By Alex Kaufman

Staff Writer

Some of the most well-reviewed new showtunes currently on Broadway are coming to an iPhone near you. Hamilton, an R&B and hip-hop influenced retelling of the life and times of Alexander Hamilton, sounds nothing like a typical musical but nonetheless has been playing for sold out crowds since it debuted at the Richard Rogers Theatre in the summer.

  The show stars Lin-Manuel Miranda, who also wrote the music, lyrics and book. Inspired by Ron Chernow’s biography titled Alexander Hamilton, the show tells the story of the most influential immigrant in American history, an orphaned founding father who helped shape a nascent United States.

The cast album of Hamilton is already available digitally and will be released in stores on Oct. 16.

Many of the founding fathers are portrayed in the show, though the actors are made up of an amalgam of the modern United States. Similar to Miranda’s last groundbreaking work, In the Heights, the cast is almost entirely comprised of black and Hispanic actors.

Hamilton may be about the founding fathers, but women play a significant role in the show. Most notably, there are Angelica and Elizabeth Schuyler, high status sisters smitten with the founding father, the latter of whom becomes Hamilton’s wife. Later in the show, drama is added when an extramarital affair comes to light.

The end of Hamilton’s life is also retold with importance, from a little known 1801 duel that ended with his son, Philip, dead, to the famous 1804 duel between Hamilton and Aaron Burr that notoriously kills the show’s star.

Do not worry if you are unfamiliar with the concept of a duel – all of the rules are explained in the first act’s “Ten Duel Commandments.”

Musically, Hamilton takes plenty of influence from In the Heights, the 2008 Tony Award winner for Best Musical that was also written by and starred Lin-Manuel Miranda. The first act finale, “Non-Stop,” includes part overlaps reminiscent of Heights’ “96,000.” The instrumentation, namely the openings to select songs, including the first song of the show, call back to Bring it On, an adaptation of the cheerleading movie for which Miranda wrote a portion of the lyrics and music. Rest assured, Hamilton is not self-plagiarism, but rather an evolution of Miranda’s impressive prior works.

Musicals rooted in American history are nothing new on Broadway. In 1969, the musical 1776 won the Tony for Best Musical. It ran for 1,217 performances and spawned a 1972 movie adaptation. More recently, Bloody Bloody Andrew Jackson, a hit-and-miss emo rock musical, closed after just 120 performances in 2011 and was not profitable. If reviews and sales are any indicator, Hamilton looks poised to set a new standard and take home plenty of hardware at next year’s Tonys.

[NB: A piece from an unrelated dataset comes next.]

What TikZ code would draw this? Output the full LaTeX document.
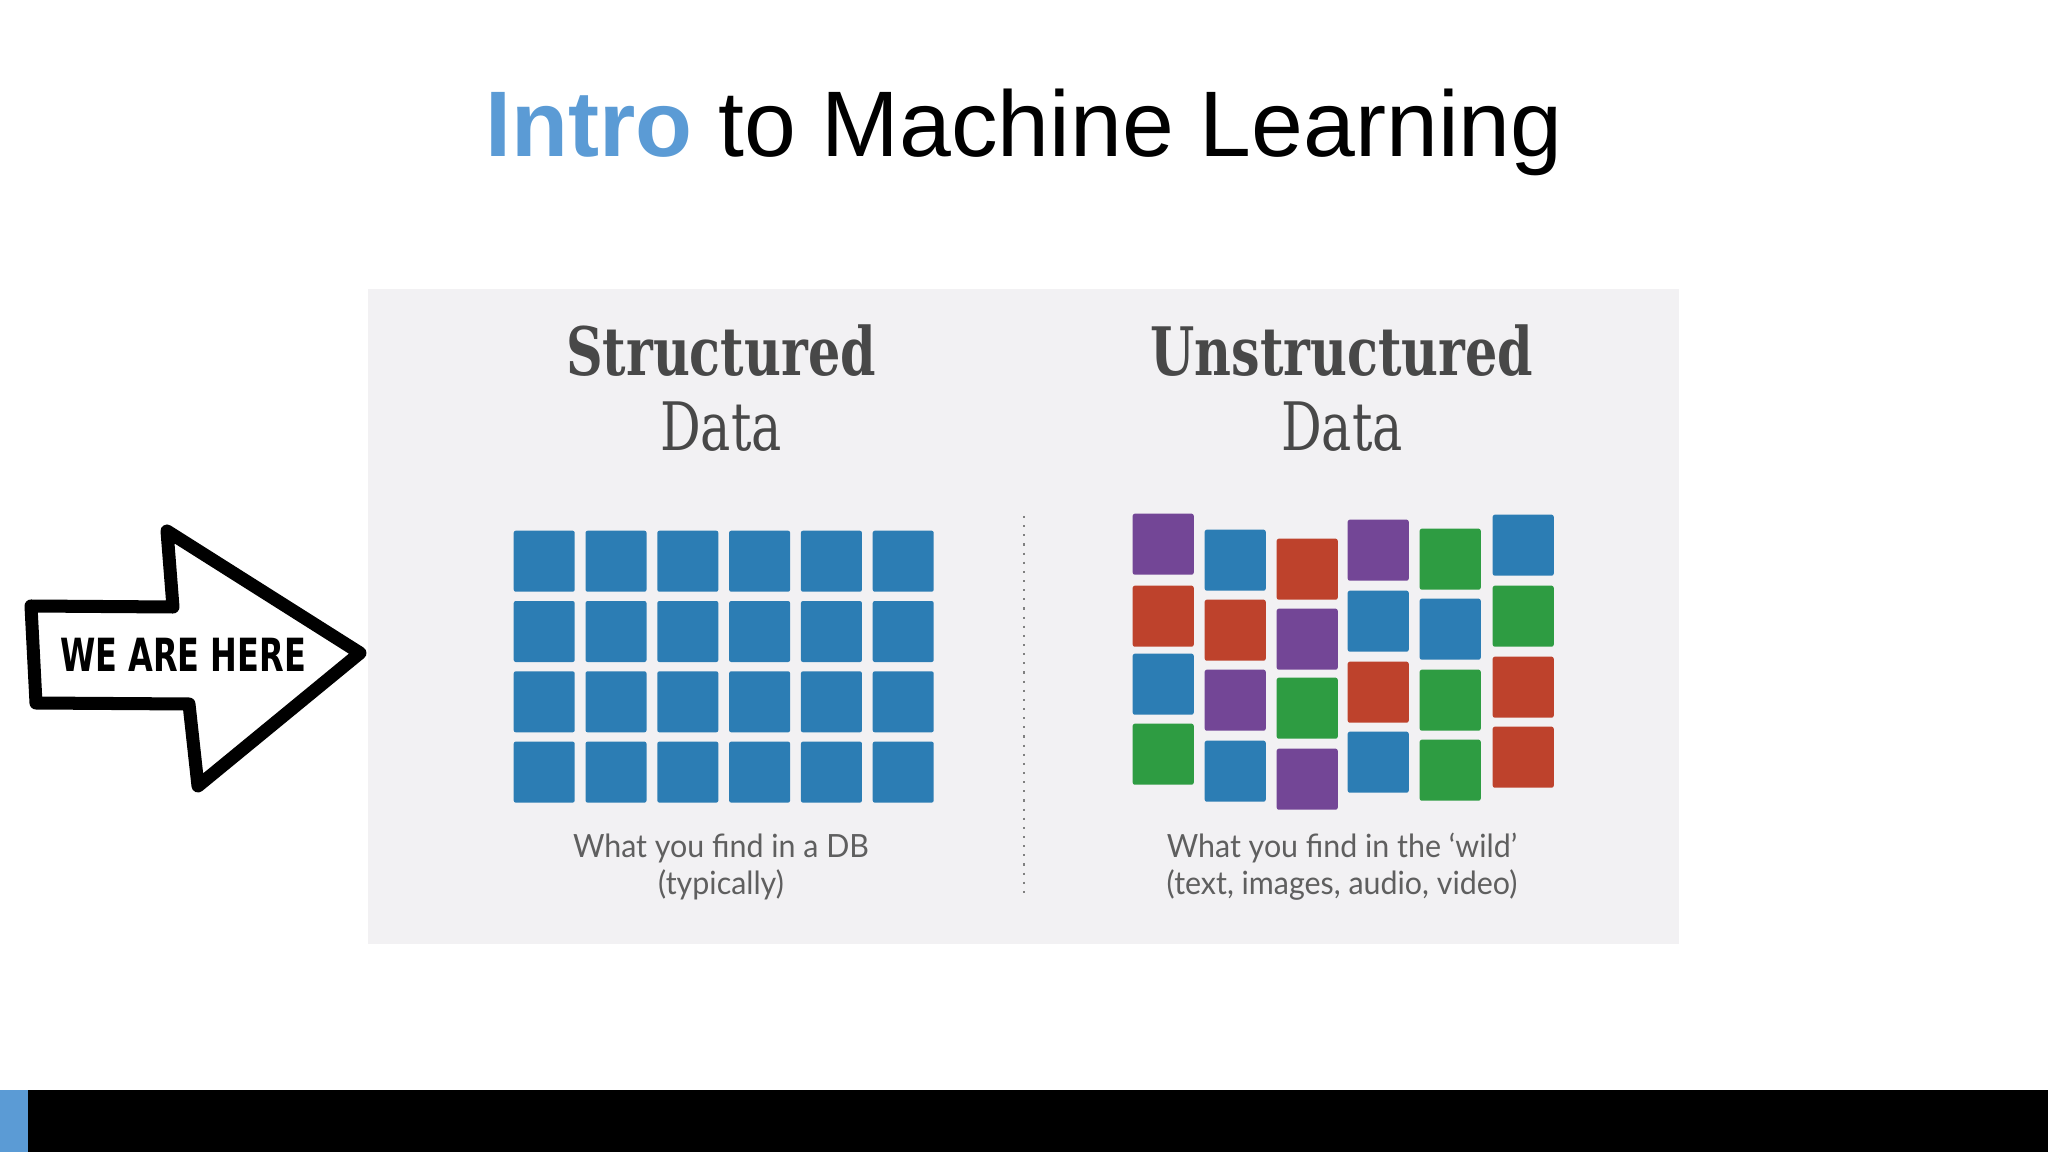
\documentclass[tikz,border=0pt]{standalone}
\usepackage{fontspec}
\setmainfont{Liberation Sans}
\newfontfamily\slabfont[FakeStretch=0.76]{DejaVu Serif}
\newfontfamily\capfont[FakeStretch=0.95]{Lato}
\newfontfamily\handfont[FakeStretch=0.7]{DejaVu Sans}
\usetikzlibrary{positioning}
\definecolor{introblue}{RGB}{91,155,213}
\definecolor{panelgray}{RGB}{242,241,243}
\definecolor{dblue}{RGB}{44,125,180}
\definecolor{dred}{RGB}{190,66,44}
\definecolor{dgreen}{RGB}{46,156,66}
\definecolor{dpurple}{RGB}{115,70,150}
\definecolor{headgray}{RGB}{72,72,72}
\definecolor{capgray}{RGB}{95,95,95}
\tikzset{cell/.style={anchor=north west, minimum size=0.61cm, inner sep=0pt,
  rounded corners=0.6pt},
  head/.style={anchor=base, text=headgray, font=\slabfont\fontsize{19}{22}\selectfont},
  caption/.style={align=center, text=capgray, font=\capfont\fontsize{9.1}{10.5}\selectfont}}

\begin{document}
\begin{tikzpicture}[x=0.01cm, y=-0.01cm]
  \useasboundingbox (0,0) rectangle (2048,1152);
  \fill[panelgray] (368,289) rectangle (1679,944);
  \fill[black] (0,1090) rectangle (2048,1152);   % footer
  \fill[introblue] (0,1090) rectangle (28,1152);
  \node[anchor=base, font=\fontsize{26.5}{30}\selectfont] (title) at (1024,157)
    {{\bfseries\color{introblue}Intro} to Machine Learning};
  % structured side
  \node[head, font=\slabfont\bfseries\fontsize{19}{22}\selectfont] (shead) at (721,376) {Structured};
  \node[head] (sdata) at (721,451) {Data};
  \foreach \c in {0,...,5}
    \foreach \r in {0,...,3}
      \node[cell, fill=dblue] (s-\c-\r) at (513+71.8*\c, 530+70.3*\r) {};
  \node[caption] (scap) at (721,867) {What you find in a DB\\(typically)};
  % divider
  \coordinate (dtop) at (1024,516);
  \coordinate (dbot) at (1024,895);
  \draw[gray, line width=0.6pt, dotted] (dtop) -- (dbot);
  % unstructured side
  \node[head, font=\slabfont\bfseries\fontsize{19}{22}\selectfont] (uhead) at (1342,376) {Unstructured};
  \node[head] (udata) at (1342,451) {Data};
  \foreach \x/\y/\col [count=\i] in {
      1132/513/dpurple, 1132/585/dred, 1132/653/dblue, 1132/723/dgreen,
      1204/529/dblue, 1204/599/dred, 1204/669/dpurple, 1204/740/dblue,
      1276/538/dred, 1276/608/dpurple, 1276/677/dgreen, 1276/748/dpurple,
      1347/519/dpurple, 1347/590/dblue, 1347/661/dred, 1347/731/dblue,
      1419/528/dgreen, 1419/598/dblue, 1419/669/dgreen, 1419/739/dgreen,
      1492/514/dblue, 1492/585/dgreen, 1492/656/dred, 1492/726/dred}
    \node[cell, fill=\col] (u-\i) at (\x,\y) {};
  \node[caption] (ucap) at (1342,867) {What you find in the ‘wild’\\(text, images, audio, video)};
  % arrow
  \draw[line width=3.7pt, line join=round, fill=white]
    (31,606) -- (173,607) -- (167,531) -- (360,653) -- (198,786)
    -- (189,704) -- (36,703) -- cycle;
  \node[font=\handfont\bfseries\fontsize{13}{15}\selectfont] (here) at (183,655) {WE ARE HERE};
\end{tikzpicture}
\end{document}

Each and every one of the 46 songs on the Hamilton cast recording is worth listening to at least once, especially in terms of figuring out the plot. There are rap battles taking place in the Cabinet, ballads both slow and fast and music that sounds nothing like stereotypical “showtunes.”

Both act finales, “Non-Stop” for act one, and “Who Lives, Who Dies, Who Tells Your Story” for act two, are true showstoppers that get mixed with plenty of catchy tunes, including “What’d I Miss,” the opening number of act two about Thomas Jefferson’s return from France, and “Wait for It,” an Act One song that drops a beat in the middle of a serious soliloquy about the relationship between life, love and death.

Hamilton, as a whole, is superb, and should already be in a musical fan’s library. Even if the only musical you know of is Rent because you watched it on Netflix last weekend, this cast album is worth a listen, and likely more than just one.